Tuesday, March 11, 2008

Billy Crystal To Suit Up For the Yankees...

Billy Crystal is not doubt one of the most renowned entertainers in the world as he's had a wonderful career of making the masses laugh through comedy and his cinematic work.

However, I strongly disagree with his latest move, whether it is to fulfill a lifetime dream on not. He’ll be suiting up for the Yankees and signed a one-day, minor league contract with the New York Yankees and play in Thursday’s exhibition game against the Pittsburgh Pirates.

Crystal, an avid Yankees fan, will work out with the team on Wednesday and will wear uniform No. 60 for the game -- to be played one day before his 60th birthday. The Yankees said Monday they have the approval of baseball commissioner Bud Selig.

"I've been waiting 50 years for this call," Crystal said in a statement released by the team. "I'm overwhelmed by the generosity of the Yankees and commissioner Selig. I know this'll be tougher than the Broadway Softball League, but I'm looking forward to helping the younger players, which by the way is all of them. Oops, I have to go, Scott Boras is on the phone."

Crystal, according to the Yankees hit .348 and was captain during his senior year at Long Beach High School in New York. He directed and produced "61*," a move about Roger Maris, Mickey Mantle and the 1961 Yankees.

"The Yankees are excited to welcome the newest member of our team known for his humor and wit as well as his undying love for the Yankees," chief operating officer Lonn Trost said.

Yankees manager Joe Girardi, after Monday night's 4-0 win over Cincinnati, said he hasn't determined what position Crystal will play.

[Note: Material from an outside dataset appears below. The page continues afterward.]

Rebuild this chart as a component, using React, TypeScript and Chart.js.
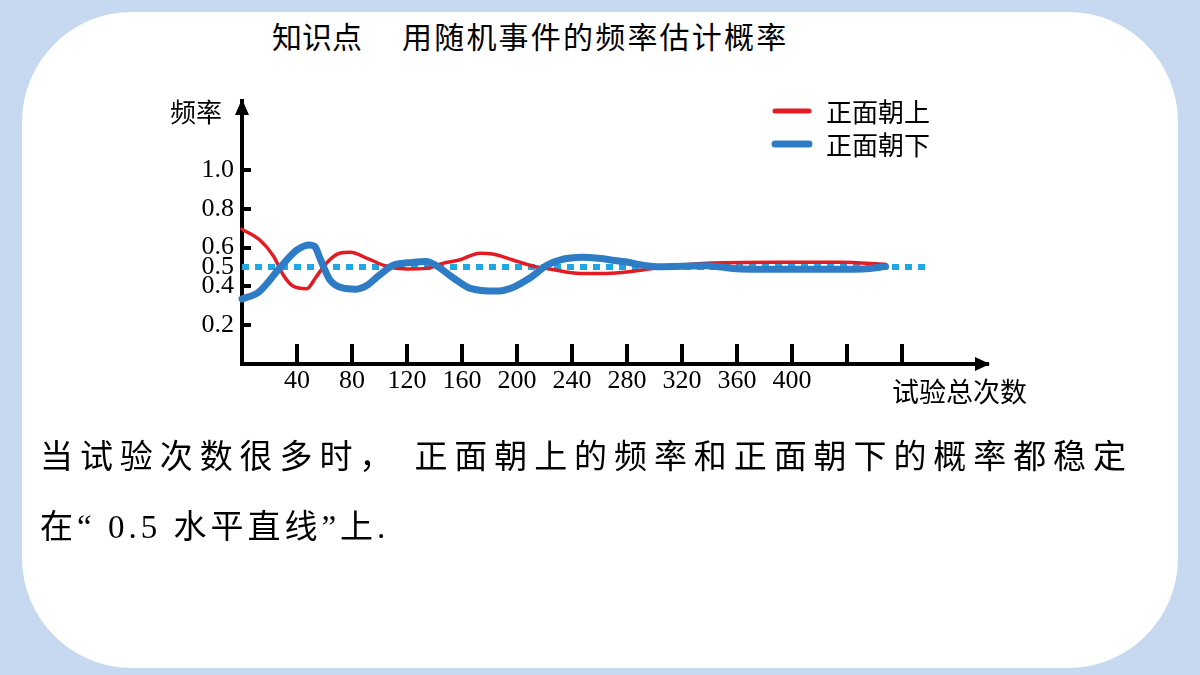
import React, { useEffect, useRef } from 'react';
import { Chart, registerables } from 'chart.js';

Chart.register(...registerables);

// 正面朝上 (red)
const upX = [0, 13, 23, 30, 37, 47, 54, 62, 71, 79, 91, 105, 120, 134, 146, 158, 173, 183, 197, 212, 224, 246, 265, 284, 304, 338, 386, 435, 468];
const upY = [0.695, 0.639, 0.555, 0.459, 0.402, 0.388, 0.45, 0.525, 0.571, 0.576, 0.545, 0.504, 0.49, 0.493, 0.519, 0.536, 0.571, 0.566, 0.536, 0.504, 0.49, 0.467, 0.467, 0.478, 0.498, 0.519, 0.524, 0.524, 0.514];

// 正面朝下 (blue)
const downX = [0, 12, 28, 40, 49, 53, 57, 64, 73, 83, 91, 100, 110, 124, 134, 142, 154, 166, 185, 197, 209, 222, 231, 248, 277, 302, 338, 362, 411, 452, 468];
const downY = [0.335, 0.37, 0.5, 0.588, 0.614, 0.605, 0.54, 0.433, 0.392, 0.386, 0.406, 0.459, 0.509, 0.524, 0.529, 0.504, 0.442, 0.39, 0.376, 0.395, 0.442, 0.51, 0.536, 0.55, 0.528, 0.502, 0.507, 0.49, 0.488, 0.49, 0.502];

// 0.5 reference line
const refX = [0, 500];
const refY = [0.5, 0.5];

const xTickValues = [40, 80, 120, 160, 200, 240, 280, 320, 360, 400, 440, 480];
const xTickLabels = ['40', '80', '120', '160', '200', '240', '280', '320', '360', '400', '', ''];
const yTickValues = [0.2, 0.4, 0.5, 0.6, 0.8, 1.0];
const yTickLabels = ['0.2', '0.4', '0.5', '0.6', '0.8', '1.0'];
const yTickMarks = [0.2, 0.4, 0.6, 0.8, 1.0];

const seriesNames = ['正面朝上', '正面朝下'];
const xTitle = '试验总次数';
const yTitle = '频率';
const titleHead = '知识点';
const titleBody = '用随机事件的频率估计概率';
const noteLine1 = '当试验次数很多时， 正面朝上的频率和正面朝下的概率都稳定';
const noteLine2 = '在“ 0.5 水平直线”上.';

const RED = '#e31b23';
const BLUE = '#2f7cc6';
const CYAN = '#1ea7e1';
const CJK = '"Noto Sans CJK SC", "Noto Sans", sans-serif';
const SERIF = '"Liberation Serif", "Noto Sans CJK SC", serif';

const toPts = (xs: number[], ys: number[]) => xs.map((x, i) => ({ x, y: ys[i] }));

const decorPlugin = {
  id: 'decor',
  afterDraw(chart: any) {
    const { ctx, chartArea } = chart;
    const xs = chart.scales.x;
    const ys = chart.scales.y;
    const L = chartArea.left;
    const B = chartArea.bottom;
    const T = chartArea.top;
    const R = chartArea.right;
    ctx.save();
    ctx.fillStyle = '#000';
    ctx.strokeStyle = '#000';
    // y tick marks
    ctx.lineWidth = 4;
    yTickMarks.forEach((v) => {
      const py = Math.round(ys.getPixelForValue(v));
      ctx.beginPath();
      ctx.moveTo(L, py);
      ctx.lineTo(L + 9, py);
      ctx.stroke();
    });
    // x tick marks
    xTickValues.forEach((v) => {
      const px = Math.round(xs.getPixelForValue(v));
      ctx.beginPath();
      ctx.moveTo(px, B);
      ctx.lineTo(px, B - 20);
      ctx.stroke();
    });
    // arrows
    ctx.beginPath();
    ctx.moveTo(L, T - 2);
    ctx.lineTo(L - 7, T + 14);
    ctx.lineTo(L + 7, T + 14);
    ctx.closePath();
    ctx.fill();
    ctx.beginPath();
    ctx.moveTo(R + 2, B);
    ctx.lineTo(R - 13, B - 7);
    ctx.lineTo(R - 13, B + 7);
    ctx.closePath();
    ctx.fill();
    // axis titles
    ctx.font = `26px ${CJK}`;
    ctx.textBaseline = 'middle';
    ctx.textAlign = 'right';
    ctx.fillText(yTitle, L - 20, T + 11);
    ctx.textAlign = 'left';
    ctx.font = `27px ${CJK}`;
    ctx.fillText(xTitle, R - 96, B + 28);
    // legend, in series order
    const items = seriesNames
      .map((n) => chart.data.datasets.find((d: any) => d.label === n))
      .filter(Boolean);
    items.forEach((d: any, i: number) => {
      const cy = 111 + i * 33;
      ctx.strokeStyle = d.borderColor;
      ctx.lineWidth = i === 0 ? 5 : 7;
      ctx.lineCap = 'round';
      ctx.beginPath();
      ctx.moveTo(775, cy);
      ctx.lineTo(809, cy);
      ctx.stroke();
      ctx.fillStyle = '#000';
      ctx.font = `26px ${CJK}`;
      ctx.textAlign = 'left';
      ctx.fillText(d.label, 826, cy + 1);
    });
    ctx.restore();
  },
};

export default function App() {
  const ref = useRef<HTMLCanvasElement | null>(null);
  useEffect(() => {
    if (!ref.current) return;
    const chart = new Chart(ref.current, {
      type: 'line',
      data: {
        datasets: [
          {
            label: seriesNames[1],
            data: toPts(downX, downY),
            borderColor: BLUE,
            borderWidth: 7,
            pointRadius: 0,
            cubicInterpolationMode: 'monotone',
            borderCapStyle: 'round',
            clip: false,
            order: 0,
          } as any,
          {
            label: seriesNames[0],
            data: toPts(upX, upY),
            borderColor: RED,
            borderWidth: 3.5,
            pointRadius: 0,
            cubicInterpolationMode: 'monotone',
            borderCapStyle: 'round',
            clip: false,
            order: 1,
          } as any,
          {
            label: '0.5',
            data: toPts(refX, refY),
            borderColor: CYAN,
            borderWidth: 6,
            borderDash: [7, 6],
            pointRadius: 0,
            clip: false,
            order: 2,
          } as any,
        ],
      },
      options: {
        animation: false,
        responsive: false,
        events: [],
        layout: { padding: { left: 182, right: 212, top: 101, bottom: 271 } },
        plugins: {
          legend: { display: false },
          tooltip: { enabled: false },
        },
        scales: {
          x: {
            type: 'linear',
            min: 0,
            max: 542.5,
            afterBuildTicks: (s: any) => {
              s.ticks = xTickValues.map((v) => ({ value: v }));
            },
            afterFit: (s: any) => {
              s.height = 40;
            },
            grid: { display: false, drawTicks: false },
            border: { display: true, color: '#000', width: 4 },
            ticks: {
              autoSkip: false,
              maxRotation: 0,
              padding: 2,
              color: '#000',
              font: { family: SERIF, size: 26 },
              callback: (_v: any, i: number) => xTickLabels[i],
            },
          },
          y: {
            type: 'linear',
            min: 0,
            max: 1.356,
            afterBuildTicks: (s: any) => {
              s.ticks = yTickValues.map((v) => ({ value: v }));
            },
            afterFit: (s: any) => {
              s.width = 60;
            },
            grid: { display: false, drawTicks: false },
            border: { display: true, color: '#000', width: 4 },
            ticks: {
              autoSkip: false,
              padding: 8,
              color: '#000',
              font: { family: SERIF, size: 26 },
              callback: (_v: any, i: number) => yTickLabels[i],
            },
          },
        },
      } as any,
      plugins: [decorPlugin],
    });
    return () => chart.destroy();
  }, []);

  return (
    <div style={{ position: 'fixed', left: 0, top: 0, width: 1200, height: 675, background: '#c6d9f1', overflow: 'hidden' }}>
      <div style={{ position: 'absolute', left: 22, top: 12, width: 1156, height: 656, background: '#fff', borderRadius: 110 }} />
      <div style={{ position: 'absolute', left: 272, top: 14, fontFamily: CJK, fontSize: 30, lineHeight: '42px', color: '#000', whiteSpace: 'pre' }}>{titleHead}</div>
      <div style={{ position: 'absolute', left: 402, top: 14, fontFamily: CJK, fontSize: 30, lineHeight: '42px', letterSpacing: 2.2, color: '#000', whiteSpace: 'pre' }}>{titleBody}</div>
      <canvas ref={ref} width={1200} height={675} style={{ position: 'absolute', left: 0, top: 0, width: 1200, height: 675 }} />
      <div style={{ position: 'absolute', left: 40, top: 422, width: 1086, fontFamily: SERIF, fontSize: 33, lineHeight: '70px', color: '#000', textAlign: 'justify', textAlignLast: 'justify' as any }}>
        {noteLine1}
      </div>
      <div style={{ position: 'absolute', left: 40, top: 492, fontFamily: SERIF, fontSize: 33, lineHeight: '70px', letterSpacing: 4, color: '#000', whiteSpace: 'pre' }}>
        {noteLine2}
      </div>
    </div>
  );
}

"That remains to be seen," Girardi said. "Obviously, it's kind of exciting. Billy Crystal has done a lot for this organization. He's always been a big part of it. Our way of rewarding him, saying thanks for everything that you've done."

I'm for fans living out a dream, but c'mon, this a bit silly and is going way too far. It's one thing to practice with a team, suit up for batting practice, and get up and close with the players; however, if you're not doing journalistic work or you're not an athlete, you've got no business playing in a competitive professional game - exhibition or not. I don't want to know what the Yankees were thinking.

I love Billy Crystal's work, but I think playing in a live professional baseball should be left to those who can sincerely play the game, not for fans who want to live a dream.